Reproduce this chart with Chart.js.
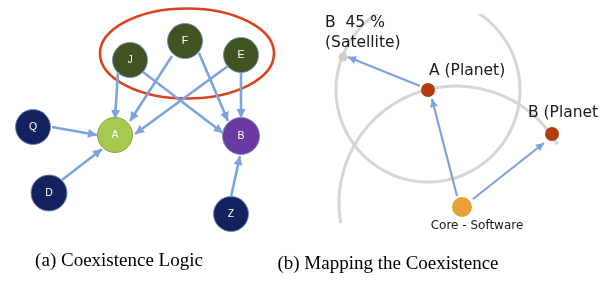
<!DOCTYPE html>
<html>
<head>
<meta charset="utf-8">
<script src="https://cdn.jsdelivr.net/npm/chart.js@4/dist/chart.umd.min.js"></script>
<style>
  html, body { margin: 0; padding: 0; background: #ffffff; }
  #c { display: block; }
</style>
</head>
<body>
<canvas id="c" width="605" height="284"></canvas>
<script>
// ---------- DATA (diagram coordinates) ----------
// Panel (a): coexistence logic graph
const nodeNames  = ['J', 'F', 'E', 'Q', 'A', 'B', 'D', 'Z'];
const nodeX      = [130, 185, 241, 33, 115, 241, 49, 231];
const nodeY      = [60, 41, 55, 127, 135, 136, 193, 214];
const nodeSize   = [17.5, 17.5, 17.5, 17.5, 17.5, 18.5, 18, 17.5];
const nodeColor  = ['#425321', '#425321', '#425321', '#13225e', '#a6c94f', '#6a3aa0', '#13225e', '#13225e'];

// edges: from -> to (start / end points)
const edgeFrom   = ['J', 'F', 'E', 'J', 'F', 'E', 'Q', 'D', 'Z'];
const edgeTo     = ['A', 'A', 'A', 'B', 'B', 'B', 'A', 'A', 'B'];
const edgeX0     = [118, 172, 228, 143, 199, 241, 52, 62, 231];
const edgeY0     = [72, 56, 66, 72, 53, 73, 127, 180, 197];
const edgeX1     = [115, 130, 135, 223, 228, 241, 97, 102, 240];
const edgeY1     = [119, 121, 134, 133, 121, 118, 135, 149, 156];

// highlight ellipse around J, F, E
const groupCenter = [187, 53.5];
const groupRadii  = [87, 45];

// Panel (b): mapping the coexistence
const bodyNames  = ['B  45 %\n(Satellite)', 'A (Planet)', 'B (Planet)', 'Core - Software'];
const bodyX      = [343, 428, 552, 462];
const bodyY      = [57, 90, 134, 207];
const bodySize   = [4.5, 7, 7, 10];
const bodyColor  = ['#cfcfcf', '#b23c0c', '#b23c0c', '#e8a038'];
const labelX     = [325, 429, 528, 477];
const labelY     = [23, 71, 113, 226];

const mapFrom    = ['A (Planet)', 'Core', 'Core'];
const mapTo      = ['Satellite', 'A (Planet)', 'B (Planet)'];
const mapX0      = [420, 457, 473];
const mapY0      = [86, 196, 199];
const mapX1      = [348, 432, 544];
const mapY1      = [57, 99, 143];

// orbits: satellite orbit around A, planet orbit around the core
const orbitCX    = [428, 456];
const orbitCY    = [90, 203];
const orbitR     = [92, 117];
const orbitStart = [0, 170];
const orbitEnd   = [360, 330];

const captions   = ['(a) Coexistence Logic', '(b) Mapping the Coexistence'];
const captionX   = [119, 388];
const captionY   = [266, 269];

// ---------- CHART ----------
const edgeColor = '#7ba4de';
const datasets = [];
for (let i = 0; i < edgeFrom.length; i++) {
  datasets.push({
    type: 'line', label: edgeFrom[i] + '→' + edgeTo[i],
    data: [{x: edgeX0[i], y: edgeY0[i]}, {x: edgeX1[i], y: edgeY1[i]}],
    borderColor: edgeColor, borderWidth: 2.6, pointRadius: 0, fill: false,
    arrow: {len: 9, half: 4.5}
  });
}
for (let i = 0; i < mapFrom.length; i++) {
  datasets.push({
    type: 'line', label: mapFrom[i] + '→' + mapTo[i],
    data: [{x: mapX0[i], y: mapY0[i]}, {x: mapX1[i], y: mapY1[i]}],
    borderColor: edgeColor, borderWidth: 2.2, pointRadius: 0, fill: false,
    arrow: {len: 8, half: 4}
  });
}
datasets.push({
  type: 'scatter', label: 'nodes',
  data: nodeX.map((x, i) => ({x: x, y: nodeY[i]})),
  pointRadius: nodeSize, pointHoverRadius: nodeSize,
  backgroundColor: nodeColor,
  borderColor: nodeColor.map(c => c === '#a6c94f' ? '#86a63f' : 'rgba(110,140,185,0.9)'),
  borderWidth: 1, labels: nodeNames
});
datasets.push({
  type: 'scatter', label: 'bodies',
  data: bodyX.map((x, i) => ({x: x, y: bodyY[i]})),
  pointRadius: bodySize, pointHoverRadius: bodySize,
  backgroundColor: bodyColor, borderColor: bodyColor, borderWidth: 0
});

const deco = {
  id: 'deco',
  beforeDatasetsDraw(chart) {
    const ctx = chart.ctx, sx = chart.scales.x, sy = chart.scales.y;
    const px = v => sx.getPixelForValue(v), py = v => sy.getPixelForValue(v);
    // orbits (right panel, clipped)
    ctx.save();
    ctx.beginPath();
    ctx.rect(px(305), py(14), px(599) - px(305), py(226) - py(14));
    ctx.clip();
    ctx.strokeStyle = '#d6d6d6';
    ctx.lineWidth = 3;
    for (let i = 0; i < orbitCX.length; i++) {
      const r = px(orbitCX[i] + orbitR[i]) - px(orbitCX[i]);
      ctx.beginPath();
      ctx.arc(px(orbitCX[i]), py(orbitCY[i]), r, orbitStart[i] * Math.PI / 180, orbitEnd[i] * Math.PI / 180, false);
      ctx.stroke();
    }
    ctx.restore();
    // highlight ellipse
    ctx.save();
    ctx.strokeStyle = '#d8431b';
    ctx.lineWidth = 2.6;
    ctx.beginPath();
    ctx.ellipse(px(groupCenter[0]), py(groupCenter[1]),
      px(groupCenter[0] + groupRadii[0]) - px(groupCenter[0]),
      py(groupCenter[1] + groupRadii[1]) - py(groupCenter[1]), 0, 0, Math.PI * 2);
    ctx.stroke();
    ctx.restore();
  },
  afterDatasetsDraw(chart) {
    const ctx = chart.ctx, sx = chart.scales.x, sy = chart.scales.y;
    const px = v => sx.getPixelForValue(v), py = v => sy.getPixelForValue(v);
    // arrowheads
    chart.data.datasets.forEach(ds => {
      if (!ds.arrow) return;
      const a = ds.data[0], b = ds.data[1];
      const x0 = px(a.x), y0 = py(a.y), x1 = px(b.x), y1 = py(b.y);
      const ang = Math.atan2(y1 - y0, x1 - x0);
      const L = ds.arrow.len, H = ds.arrow.half;
      ctx.save();
      ctx.fillStyle = ds.borderColor;
      ctx.beginPath();
      ctx.moveTo(x1, y1);
      ctx.lineTo(x1 - L * Math.cos(ang) + H * Math.sin(ang), y1 - L * Math.sin(ang) - H * Math.cos(ang));
      ctx.lineTo(x1 - L * Math.cos(ang) - H * Math.sin(ang), y1 - L * Math.sin(ang) + H * Math.cos(ang));
      ctx.closePath();
      ctx.fill();
      ctx.restore();
    });
    // node labels
    ctx.save();
    ctx.fillStyle = '#ffffff';
    ctx.font = '10.5px "Liberation Sans", Arial, sans-serif';
    ctx.textAlign = 'center';
    ctx.textBaseline = 'middle';
    nodeNames.forEach((n, i) => ctx.fillText(n, px(nodeX[i]), py(nodeY[i]) + 0.5));
    ctx.restore();
    // body labels (right panel, cut at the panel's right edge)
    ctx.save();
    ctx.beginPath();
    ctx.rect(0, 0, px(598), chart.height);
    ctx.clip();
    ctx.fillStyle = '#1a1a1a';
    ctx.textBaseline = 'middle';
    bodyNames.forEach((n, i) => {
      const isCore = n.indexOf('Core') === 0;
      ctx.font = isCore ? '12px "DejaVu Sans", sans-serif' : '15.5px "DejaVu Sans", sans-serif';
      ctx.textAlign = isCore ? 'center' : 'left';
      n.split('\n').forEach((line, k) => ctx.fillText(line, px(labelX[i]), py(labelY[i] + k * 20)));
    });
    ctx.restore();
    // captions
    ctx.save();
    ctx.fillStyle = '#000000';
    ctx.font = '19px "Liberation Serif", "Times New Roman", serif';
    ctx.textAlign = 'center';
    ctx.textBaseline = 'alphabetic';
    captions.forEach((c, i) => ctx.fillText(c, px(captionX[i]), py(captionY[i])));
    ctx.restore();
  }
};

new Chart(document.getElementById('c'), {
  type: 'scatter',
  data: { datasets: datasets },
  options: {
    responsive: false,
    animation: false,
    maintainAspectRatio: false,
    layout: { padding: 0, autoPadding: false },
    events: [],
    scales: {
      x: { type: 'linear', min: 0, max: 605, display: false },
      y: { type: 'linear', min: 0, max: 284, reverse: true, display: false }
    },
    plugins: { legend: { display: false }, tooltip: { enabled: false }, title: { display: false } }
  },
  plugins: [deco]
});
</script>
</body>
</html>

## Work instructions
Without the pictures, return the listing above from its first line through the line that has "135, 149, 156];".

## Written solution
Reproduce this chart with Chart.js.
<!DOCTYPE html>
<html>
<head>
<meta charset="utf-8">
<script src="https://cdn.jsdelivr.net/npm/chart.js@4/dist/chart.umd.min.js"></script>
<style>
  html, body { margin: 0; padding: 0; background: #ffffff; }
  #c { display: block; }
</style>
</head>
<body>
<canvas id="c" width="605" height="284"></canvas>
<script>
// ---------- DATA (diagram coordinates) ----------
// Panel (a): coexistence logic graph
const nodeNames  = ['J', 'F', 'E', 'Q', 'A', 'B', 'D', 'Z'];
const nodeX      = [130, 185, 241, 33, 115, 241, 49, 231];
const nodeY      = [60, 41, 55, 127, 135, 136, 193, 214];
const nodeSize   = [17.5, 17.5, 17.5, 17.5, 17.5, 18.5, 18, 17.5];
const nodeColor  = ['#425321', '#425321', '#425321', '#13225e', '#a6c94f', '#6a3aa0', '#13225e', '#13225e'];

// edges: from -> to (start / end points)
const edgeFrom   = ['J', 'F', 'E', 'J', 'F', 'E', 'Q', 'D', 'Z'];
const edgeTo     = ['A', 'A', 'A', 'B', 'B', 'B', 'A', 'A', 'B'];
const edgeX0     = [118, 172, 228, 143, 199, 241, 52, 62, 231];
const edgeY0     = [72, 56, 66, 72, 53, 73, 127, 180, 197];
const edgeX1     = [115, 130, 135, 223, 228, 241, 97, 102, 240];
const edgeY1     = [119, 121, 134, 133, 121, 118, 135, 149, 156];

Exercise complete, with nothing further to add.